Our goal with the Energia strategy is to show the relevance of our products, the strengths of our categories, the seamless user-friendly and intuitive journey. And this is not based on entry-level prices. This is not the path that we want to take regardless of the developments here. So we'll continue with our journey and we expect the economy levels to increase rather than decrease.
Now about gross margins, I see here opportunities to see our models and algorithms mature. Our team is working on the learnings from these dynamic pricing algorithms, and we expect this to bring us opportunities to increase our gross margins. And as we implement the Logistics project, this will give us greater assertiveness, will put us closer to consumers and that will lead to a lower need for markdowns and more full-price sales. This also impacts the company's gross margins. So dynamic assortment, also the choice of the collections that are made available in each one of the stores, this should also bring positive results and positive impacts on gross margin
[Interpreted] Excellent. Congratulations on your results.
[Interpreted] Our next question is from Ruben Couto with Santander.
[Interpreted] Just a quick follow-up about the renovations in your new store format with the C&A Energia. I know that you cannot give us any spoilers, but you have this new philosophy of concept stores. This new format now a priority or renovations and new openings from now on? And if this format is successful, how much would this new format account for in your store base?
[Interpreted] Ruben, thank you for your question. Like you said, we've been working on this concept for some time now, and that's why we're so excited because it's the result of all of the hard work we've done with the Energia project. And as in any new concept, there are learnings and adjustments that are needed. There's no store concept that is brought to life perfect overnight. And if you look at the retailers with a large store network, it's common for them to have different versions of stores in their portfolio. So I mean, when we prioritize consumers with a good customer journey, this will lead to increased square meter sales, which is what's going to make the engine run.
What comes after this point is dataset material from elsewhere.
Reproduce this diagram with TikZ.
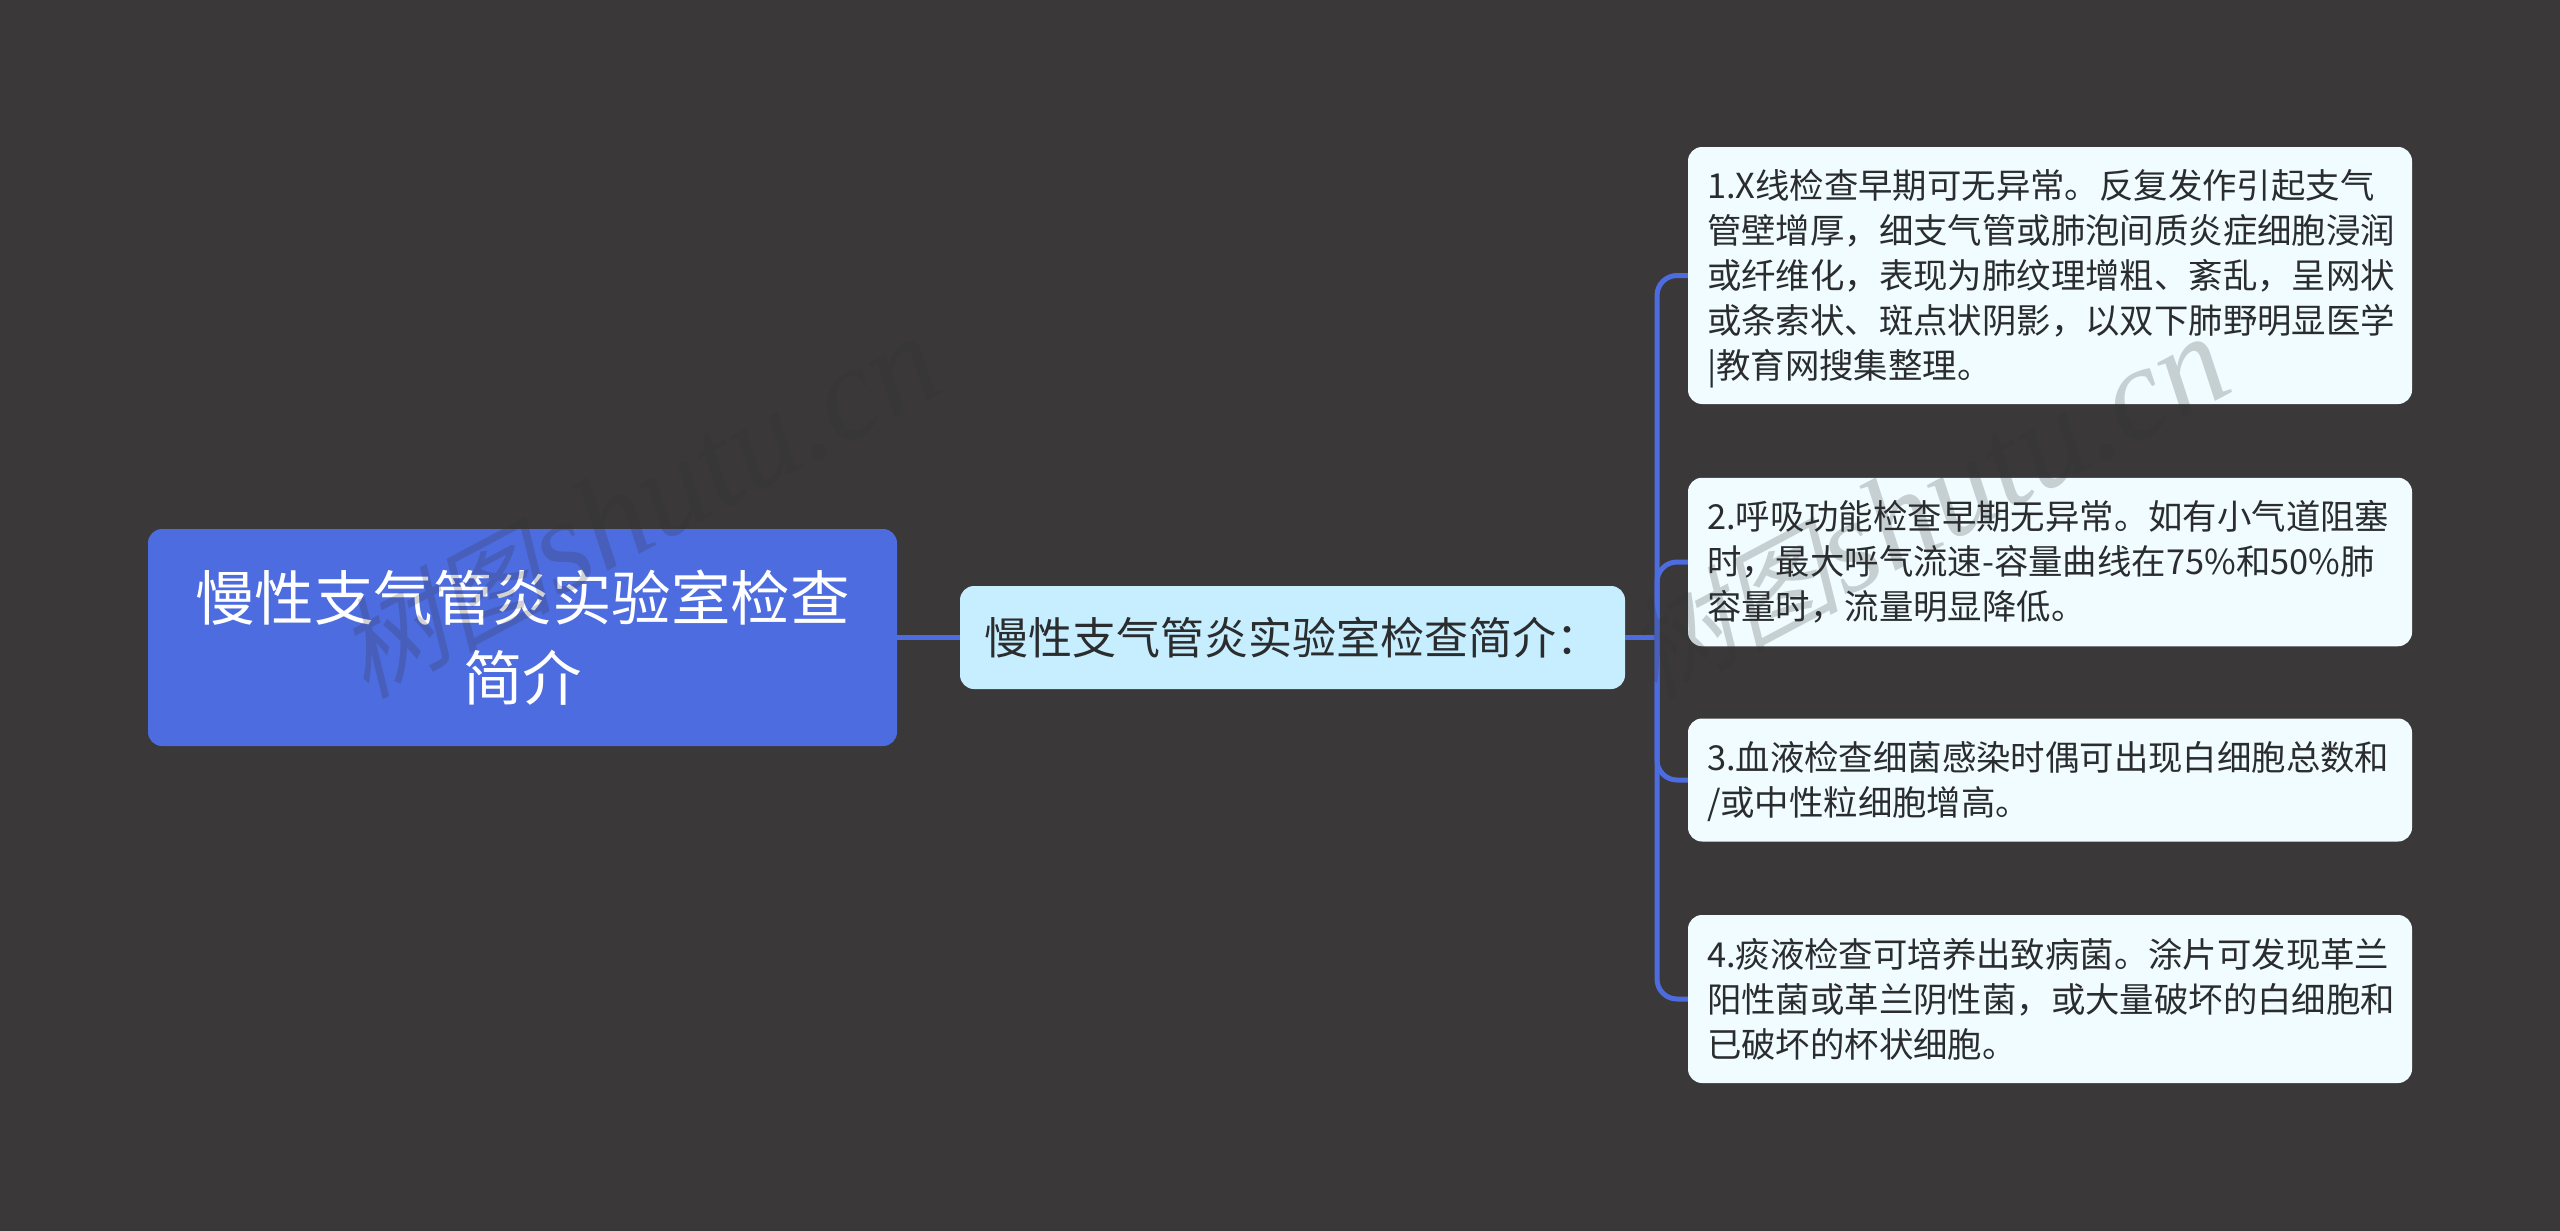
\documentclass[tikz,border=0pt]{standalone}
\usepackage{fontspec}
\setmainfont{Noto Sans CJK SC}
\newfontfamily\wmcjk[FakeSlant=0.25]{Noto Sans CJK SC}
\newfontfamily\wmlat{Liberation Serif}[ItalicFont=* Italic]
\definecolor{bgc}{HTML}{3A3839}
\definecolor{rootc}{HTML}{4D6CE0}
\definecolor{subc}{HTML}{C7EEFF}
\definecolor{leafc}{HTML}{F0FCFF}
\definecolor{inkc}{HTML}{2A2C2E}
\definecolor{wmc}{HTML}{343434}
\newcommand{\wmtext}{{\fontsize{108}{120}\selectfont\wmcjk 树图} {\fontsize{132}{120}\selectfont\wmlat\itshape shutu.cn}}
\tikzset{
  box/.style={rounded corners=14pt,inner sep=0pt,anchor=center},
  rootbox/.style={box,fill=rootc,text=white,minimum width=749pt,minimum height=217pt,
    align=center,font=\fontsize{59.5}{80}\selectfont},
  subbox/.style={box,fill=subc,text=inkc,minimum width=665pt,minimum height=103pt,
    font=\fontsize{44}{52}\selectfont},
  leafbox/.style={box,fill=leafc,text=inkc,minimum width=724pt,inner xsep=19pt,text width=686pt,
    align=left,font=\fontsize{34.4}{45}\selectfont},
  conn/.style={draw=rootc,line width=5pt},
  bendconn/.style={conn,rounded corners=20pt},
  wm/.style={text=wmc,opacity=0.22,rotate=28,inner sep=0pt}
}
\begin{document}
\begin{tikzpicture}[x=1pt,y=-1pt]
\useasboundingbox (0,0) rectangle (2560,1231);
\fill[bgc] (0,0) rectangle (2560,1231);
\coordinate (bus) at (1657,637.5);
\node[rootbox] (root) at (522.5,637.5) {慢性支气管炎实验室检查\\简介};
\node[subbox] (sub) at (1292.5,637.5) {慢性支气管炎实验室检查简介：};
\node[leafbox,minimum height=257pt] (l1) at (2050,275.5) {1.X线检查早期可无异常。反复发作引起支气\\管壁增厚，细支气管或肺泡间质炎症细胞浸润\\或纤维化，表现为肺纹理增粗、紊乱，呈网状\\或条索状、斑点状阴影，以双下肺野明显医学\\\smash{|}教育网搜集整理。};
\node[leafbox,minimum height=168.5pt] (l2) at (2050,562) {2.呼吸功能检查早期无异常。如有小气道阻塞\\时，最大呼气流速-容量曲线在75\%和50\%肺\\容量时，流量明显降低。};
\node[leafbox,minimum height=123pt] (l3) at (2050,780) {3.血液检查细菌感染时偶可出现白细胞总数和\\\smash{/}或中性粒细胞增高。};
\node[leafbox,minimum height=168pt] (l4) at (2050,999) {4.痰液检查可培养出致病菌。涂片可发现革兰\\阳性菌或革兰阴性菌，或大量破坏的白细胞和\\已破坏的杯状细胞。};
\draw[conn] (root.east) -- (sub.west);
\draw[conn] (sub.east) -- (bus);
\draw[bendconn] (bus) |- (l1.west);
\draw[bendconn] (bus) |- (l2.west);
\draw[bendconn] (bus) |- (l3.west);
\draw[bendconn] (bus) |- (l4.west);
\node[wm] (wm1) at (638,508) {\wmtext};
\node[wm] (wm2) at (1926,508) {\wmtext};
\end{tikzpicture}
\end{document}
So we want to enhance the model, make it better. And of course, then this new concept would be the official one. All the new stores would have that new model, which would bring an uplift in our square meter sales. And that's the goal of our Energia project, to increase our asset productivity. That's the idea behind Energia. And starting in 2026, we believe that the renovations would already have that concept in mind.
[Interpreted] This concludes our Q&A session. I would like to turn the floor over to Paulo for his final remarks.
[Interpreted] Thank you all for joining us. Once again, I want to say how proud we are of the accomplishments we had this quarter. And these results come from this consistent transformation, with discipline and execution, customer focus and delivery of results. So this customer focus and customer satisfaction obsession was key here. This was a great quarter, and I want to thank our C&A team for their hard work. This is only possible because of you. So let's continue with our purpose of impacting people so that they can be what they want to be through fashion.
So my heartfelt thanks to you. Thank you so much and see you at C&A.
[Interpreted] If you still have any questions, please get in touch with C&A's Investors Relations team. Thank you all for joining, and have a great afternoon.
[Portions of this transcript that are marked [Interpreted] were spoken by an interpreter present on the live call.]